Position prior to 30 September 2013

Previously, the Code applied to all public companies and Societas Europaeas incorporated in the UK, Channel Islands ("CI") or the Isle of Man ("IoM") whose securities were traded on a regulated market in the UK (i.e. the Main Market of the London Stock Exchange) or a stock exchange in the CI or IoM.

For those public companies and Societas Europaeas whose shares were admitted to trading on a market other than a regulated market (e.g. the AIM Market of the London Stock Exchange) then the Code only applied to such companies where the Panel considered that the relevant company had its central management and control in the UK, the CI or IoM (the so-called "residency test").

The residency test also applied to unlisted public companies, Societas Europaeas and private companies which had their registered offices in the UK, CI or IoM. In respect of such private companies then the Code only applied to them where, during the previous 10 years: (i) any of their securities had been admitted to the Official List; or (ii) prices and/or dealings in respect of any of their securities had been published on a regular basis for a continuous period of at least 6 months; or (iii) any of their securities had been subject to a marketing arrangement; or (iv) they were required to file a prospectus for the issue of securities.

Position from 30 September 2013

The rules previously applicable to UK, CI or IoM registered companies and Societas Europaeas whose shares are listed on a regulated market will continue to apply in the same manner.

The principal changes concern the removal of the residency test for UK, IoM and CI registered companies and Societas Europaeas whose shares are traded on a multilateral trading facility ("MTF", which includes the AIM Market and the ISDX Growth Market), and which have now become subject to the Code, regardless of whether they have their central management and control in those jurisdictions.
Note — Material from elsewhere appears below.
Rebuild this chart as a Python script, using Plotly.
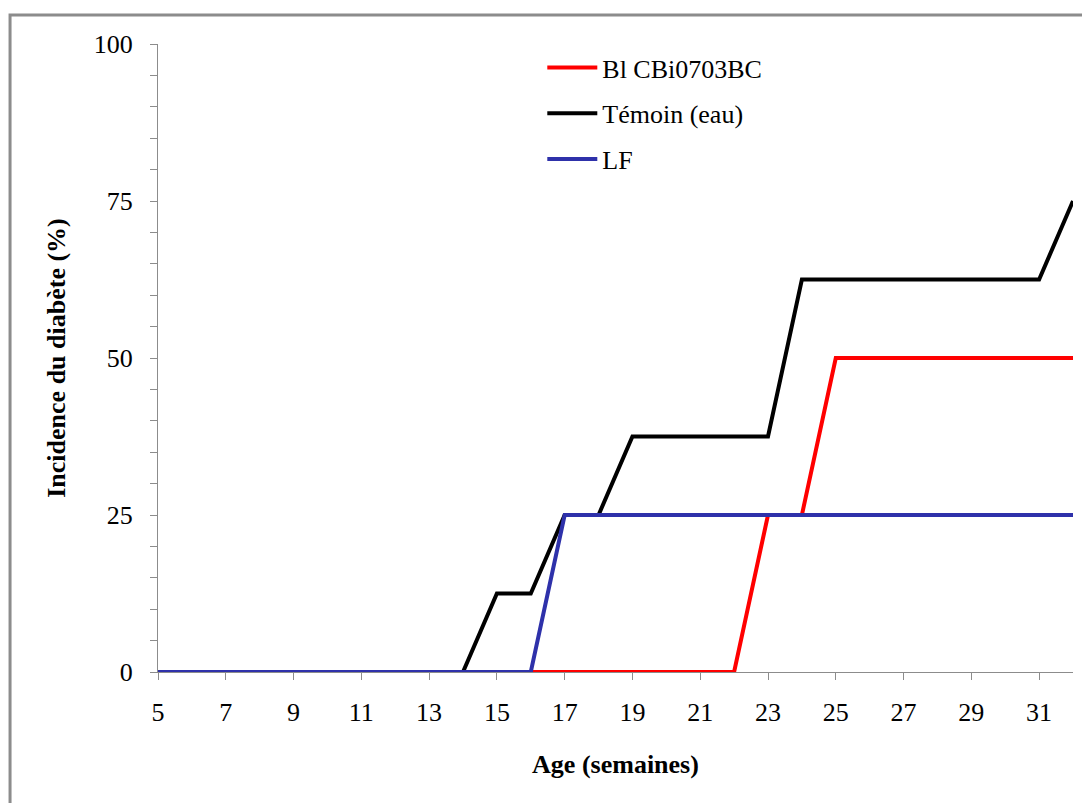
import plotly.graph_objects as go

weeks = list(range(5, 33))
temoin = [0]*10 + [12.5, 12.5, 25, 25] + [37.5]*5 + [62.5]*8 + [75]
bl_cbi = [0]*18 + [25, 25] + [50]*8
lf = [0]*12 + [25]*16

names = ["Bl CBi0703BC", "Témoin (eau)", "LF"]
colors = ["#FF0000", "#000000", "#2E31AA"]
x_ticks = list(range(5, 32, 2))
y_ticks = [0, 25, 50, 75, 100]

font_fam = "Liberation Serif"

fig = go.Figure()
# draw order: black, red, blue (blue on top)
order = [(1, temoin), (0, bl_cbi), (2, lf)]
for idx, vals in order:
    fig.add_trace(go.Scatter(
        x=weeks, y=vals, mode="lines", name=names[idx],
        line=dict(color=colors[idx], width=4),
        legendrank=idx + 1, legendgroup=names[idx],
    ))

axis_gray = "#8c8c8c"
fig.update_layout(
    width=1082, height=795,
    margin=dict(l=150, r=17, t=36, b=131),
    paper_bgcolor="white", plot_bgcolor="white",
    font=dict(family=font_fam, size=26, color="black"),
    showlegend=True,
    legend=dict(x=0.42, y=1.0, xanchor="left", yanchor="top",
                bgcolor="rgba(0,0,0,0)", tracegroupgap=9, itemwidth=50,
                font=dict(family=font_fam, size=26)),
    xaxis=dict(range=[5, 32], tickvals=x_ticks, showgrid=False, zeroline=False,
               showline=True, linecolor=axis_gray, linewidth=1,
               ticks="outside", ticklen=7, tickcolor=axis_gray,
               ticklabelstandoff=10, tickfont=dict(family=font_fam, size=26),
               title=dict(text="<b>Age (semaines)</b>", standoff=28,
                          font=dict(family=font_fam, size=26))),
    yaxis=dict(range=[0, 100], tickvals=y_ticks, showgrid=False, zeroline=False,
               showline=True, linecolor=axis_gray, linewidth=1,
               ticks="outside", ticklen=7, tickcolor=axis_gray,
               ticklabelstandoff=12, tickfont=dict(family=font_fam, size=26),
               minor=dict(dtick=5, ticks="outside", ticklen=7, tickcolor=axis_gray, showgrid=False),
               title=dict(text="<b>Incidence du diabète (%)</b>", standoff=20,
                          font=dict(family=font_fam, size=26))),
)

fig.add_shape(type="rect", xref="paper", yref="paper",
              x0=-0.1617, y0=-0.4, x1=1.1, y1=1.0462,
              line=dict(color=axis_gray, width=3), fillcolor="rgba(0,0,0,0)", layer="below")

fig.write_html("out.html")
However, the residency test continues to apply to public companies, Societas Europaea and private companies which have their registered offices in the UK, CI or IoM and whose securities are not admitted to trading on a regulated market or MTF. In respect of such private companies then the Code only applies to them where, during the previous 10 years: (i) any of their securities have been admitted to a regulated market or a MTF; or (ii) they have filed a prospectus for the offer, admission to trading or issue of securities.

Considerations

Points to consider arising out of these changes include:

  • companies that have become subject to the Code may need to amend any conflicting provisions in their articles of association;
  • convertibles, warrants and options may need to be retrospectively whitewashed, something the Panel has indicated it will, in such exceptional circumstances, permit;
  • companies may wish to make an announcement confirming that the Code now applies so that shareholders are made aware of the change; and
  • relevant significant shareholders need to be aware of the implications of the requirements of Rule 9 of the Code (mandatory bid).

The content of this article is intended to provide a general guide to the subject matter. Specialist advice should be sought about your specific circumstances.